— Нет, не хочу. Тут все просто, понятно, а там… надо искать жратву, ночлег.
— Да не это главное в жизни, Вовка!
— А что?
— Как тебе объяснить? Свобода, воля. Выйдешь на набережную, сядешь на ступеньки и смотришь на стрелку Васильевского острова. А там такая красота: здание биржы, ростральные колонны. Можно сидеть и смотреть часами.
Витька чуть помолчал, потом неожиданно начал читать стихи:
— Я растворяюсь в этой синеве и над Исакием лечу, как птица, и ночью мне опять не спится, мне кажется, что это только снится, а если я усну, я снова там, в армейской той тюрьме…
Мороз читал долго, негромко, без выражения, монотонно, но Владимир боялся даже дышать, чтобы не пропустить ни звука. Наконец беглец замолк, и Фомичев спросил:
— Это все твое?
— Да.
— А ты не пробовал как-нибудь перевестись на «гражданку»? Ну, там в интернат, детский дом.
Мороз рассмеялся.
— В детский дом меня не возьмут, мне уже пятнадцать. Да и не хочу я туда. Я и оттуда сбегу, а это значит что? То, что меня опять запрячут либо в кадеты, либо в тюрьму.

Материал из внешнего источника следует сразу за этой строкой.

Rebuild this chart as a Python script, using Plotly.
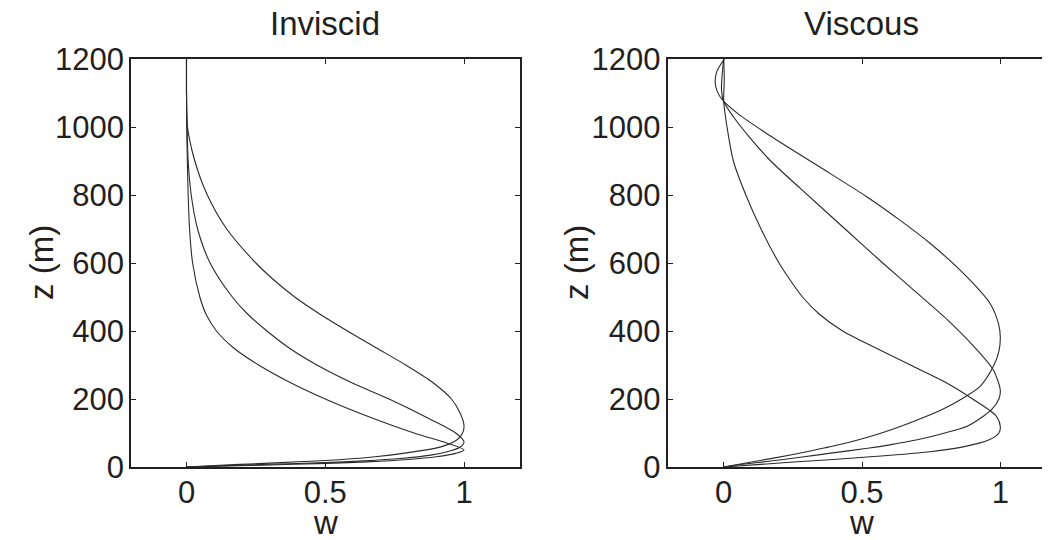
import plotly.graph_objects as go

# ---------------- data ----------------
# Inviscid panel: three profiles w(z), listed from z = 0 upward
inv1_z = [0, 3, 6, 10, 15, 22, 30, 40, 50, 70, 100, 150, 200, 250, 300, 350, 400, 450, 500, 600, 700, 800, 900, 1000, 1100, 1200]
inv1_w = [0, 0.15, 0.3, 0.47, 0.65, 0.8, 0.9, 0.97, 1.0, 0.94, 0.82, 0.65, 0.5, 0.37, 0.26, 0.17, 0.108, 0.07, 0.048, 0.022, 0.011, 0.006, 0.003, 0.001, 0, 0]

inv2_z = [0, 4, 8, 13, 18, 25, 35, 45, 58, 74, 100, 140, 200, 250, 300, 350, 400, 450, 500, 600, 700, 800, 900, 1000, 1100, 1200]
inv2_w = [0, 0.14, 0.3, 0.5, 0.64, 0.77, 0.88, 0.94, 0.985, 1.0, 0.97, 0.88, 0.73, 0.59, 0.47, 0.37, 0.29, 0.22, 0.165, 0.085, 0.04, 0.017, 0.006, 0.002, 0, 0]

inv3_z = [0, 5, 10, 16, 22, 30, 40, 60, 80, 100, 122, 160, 200, 250, 300, 350, 400, 450, 500, 550, 600, 700, 800, 900, 1004, 1100, 1200]
inv3_w = [0, 0.12, 0.26, 0.42, 0.56, 0.68, 0.78, 0.92, 0.975, 0.995, 1.0, 0.985, 0.955, 0.885, 0.79, 0.685, 0.58, 0.48, 0.39, 0.315, 0.25, 0.145, 0.075, 0.03, 0.003, 0, 0]

# Viscous panel: three profiles w(z), listed from z = 0 upward
vis1_z = [0, 9, 16, 22, 30, 45, 60, 80, 100, 119, 150, 200, 250, 300, 350, 400, 450, 500, 550, 600, 700, 800, 900, 1000, 1075, 1140, 1200]
vis1_w = [0, 0.155, 0.28, 0.396, 0.53, 0.746, 0.87, 0.96, 0.995, 1.0, 0.985, 0.9, 0.8, 0.675, 0.55, 0.43, 0.345, 0.285, 0.24, 0.2, 0.135, 0.08, 0.035, 0.012, 0.0, 0.002, 0]

vis2_z = [0, 8, 16, 30, 40, 55, 65, 80, 100, 120, 150, 170, 200, 226, 285, 354, 432, 521, 600, 692, 820, 900, 971, 1030, 1075, 1110, 1150, 1200]
vis2_w = [0, 0.07, 0.155, 0.29, 0.38, 0.52, 0.6, 0.7, 0.8, 0.88, 0.94, 0.97, 0.995, 1.0, 0.975, 0.905, 0.81, 0.686, 0.575, 0.45, 0.276, 0.17, 0.092, 0.035, 0.0, -0.008, -0.006, 0]

vis3_z = [0, 12, 26, 45, 66, 95, 129, 169, 200, 237, 296, 340, 383, 423, 481, 570, 658, 726, 795, 888, 981, 1040, 1079, 1104, 1133, 1163, 1200]
vis3_w = [0, 0.08, 0.18, 0.3, 0.42, 0.55, 0.67, 0.79, 0.86, 0.927, 0.975, 0.995, 1.0, 0.993, 0.963, 0.866, 0.746, 0.637, 0.517, 0.336, 0.155, 0.05, -0.004, -0.023, -0.031, -0.025, 0.002]

panel_titles = ["Inviscid", "Viscous"]
x_title = "w"
y_title = "z (m)"
x_ticks = [0, 0.5, 1]
x_ticklabels = ["0", "0.5", "1"]
y_ticks = [0, 200, 400, 600, 800, 1000, 1200]
y_ticklabels = ["0", "200", "400", "600", "800", "1000", "1200"]

# ---------------- figure ----------------
INK = "#231f20"
FONT = "Liberation Sans, Arial, Helvetica, sans-serif"

fig = go.Figure()
line = dict(color="#2a2a2a", width=1.1, shape="spline", smoothing=0.8)

for w, z in [(inv1_w, inv1_z), (inv2_w, inv2_z), (inv3_w, inv3_z)]:
    fig.add_trace(go.Scatter(x=w, y=z, mode="lines", line=line, xaxis="x", yaxis="y", showlegend=False))
for w, z in [(vis1_w, vis1_z), (vis2_w, vis2_z), (vis3_w, vis3_z)]:
    fig.add_trace(go.Scatter(x=w, y=z, mode="lines", line=line, xaxis="x2", yaxis="y2", showlegend=False))

W, H = 1050, 540
OFF = 8  # page body margin offset in the browser
left_dom = [(131 - OFF) / W, (519.5 - OFF) / W]
right_dom = [(668.4 - OFF) / W, (1055.6 - OFF) / W]
y_dom = [1 - (467 - OFF) / H, 1 - (59 - OFF) / H]

axcommon = dict(
    showgrid=False, zeroline=False, showline=True, linecolor=INK, linewidth=1.5,
    ticks="inside", ticklen=5, tickwidth=1, tickcolor=INK, mirror="ticks",
    tickfont=dict(family=FONT, size=31, color=INK), automargin=False,
)

fig.update_layout(
    width=W, height=H,
    margin=dict(l=0, r=0, t=0, b=0),
    paper_bgcolor="white", plot_bgcolor="white",
    xaxis=dict(domain=left_dom, range=[-0.2, 1.2], tickvals=x_ticks, ticktext=x_ticklabels,
               anchor="y", ticklabelstandoff=-3, **axcommon),
    yaxis=dict(domain=y_dom, range=[0, 1200], tickvals=y_ticks, ticktext=y_ticklabels,
               anchor="x", ticklabelstandoff=-1, **axcommon),
    xaxis2=dict(domain=right_dom, range=[-0.2, 1.2], tickvals=x_ticks, ticktext=x_ticklabels,
                anchor="y2", ticklabelstandoff=-3, **axcommon),
    yaxis2=dict(domain=y_dom, range=[0, 1200], tickvals=y_ticks, ticktext=y_ticklabels,
                anchor="x2", ticklabelstandoff=0, **axcommon),
)

# panel titles and axis titles as real text
ann_font = dict(family=FONT, size=33, color=INK)
centers = [(left_dom[0] + left_dom[1]) / 2, (right_dom[0] + right_dom[1]) / 2]
for cx, t in zip(centers, panel_titles):
    fig.add_annotation(x=cx, y=1 - (23 - OFF) / H, xref="paper", yref="paper", text=t,
                       showarrow=False, font=ann_font, xanchor="center", yanchor="middle")
    fig.add_annotation(x=cx, y=1 - (522 - OFF) / H, xref="paper", yref="paper", text=x_title,
                       showarrow=False, font=ann_font, xanchor="center", yanchor="middle")
for xpx in [41, 576]:
    fig.add_annotation(x=(xpx - OFF) / W, y=1 - (263 - OFF) / H, xref="paper", yref="paper",
                       text=y_title, showarrow=False, font=ann_font, textangle=-90,
                       xanchor="center", yanchor="middle")

fig.write_html("out.html")
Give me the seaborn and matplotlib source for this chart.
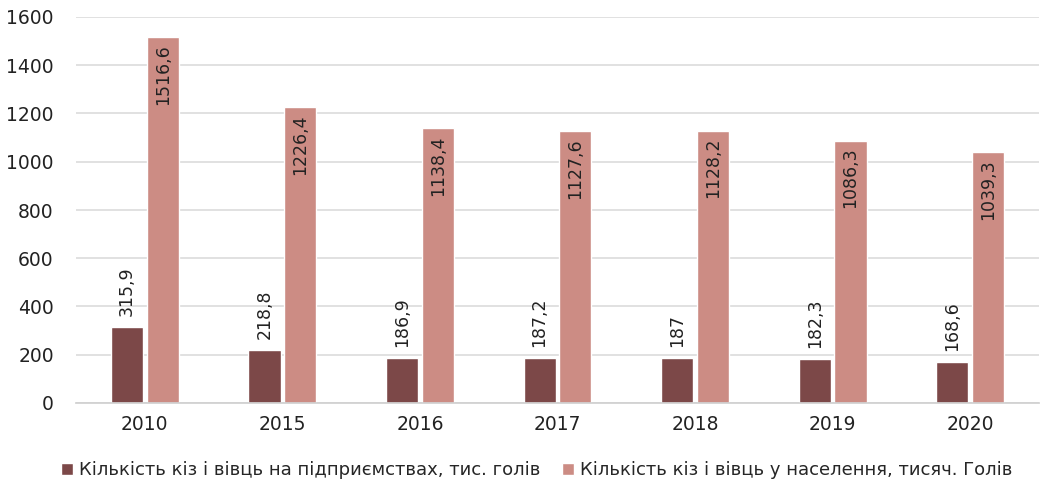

— Не пойму я тебя… — начал было говорить Владимир, но тут снизу хлопнула дверь, и он, подскочив со стула, торопливо захлопнул окно кормушки. Вошли оба прапорщика, Симонов и Пимонов. Выслушав рапорт кадета, Симонов кивнул на дверь карцера:
— Открой ее, а сам отойди подальше.
Они зашли, закрыли за собой дверь. Фомичев хоть и отошел подальше, но все же слышал их голоса, слов разобрать не мог, зато угрожающие интонации проглядывались явно. Вскоре из карцера начали доноситься болезненные вскрики, стоны. Владимир вспотел, долго колебался, но потом все же на цыпочках пробрался к двери и прислушался:
— Ну, так что, будешь, сука, бегать еще?!
— Буду, — прохрипел искаженный болью голос Мороза. И вслед за этим снова послышались тупые шлепки ударов.
— Нет, парень, мы тебя все равно обломаем! — судя по скрипучему голосу, говорил Пимонов. — Ты нам всю отчетность ломаешь, я из-за тебя, падлы, старшего прапорщика никак не получу.
— Все равно сбегу, — слабо донеслось до Фомичева, и опять раздались тупые удары.
Не выдержав, Владимир на цыпочках отошел к окну, уставился на пустой, освещенный единственным фонарем плац. Сердце сжимала тупая боль сочувствия и сострадания Морозу. Если б не стихи, он, может быть, и не принимал случившееся столь близко к сердцу. А так… словно что-то надломилось в нем.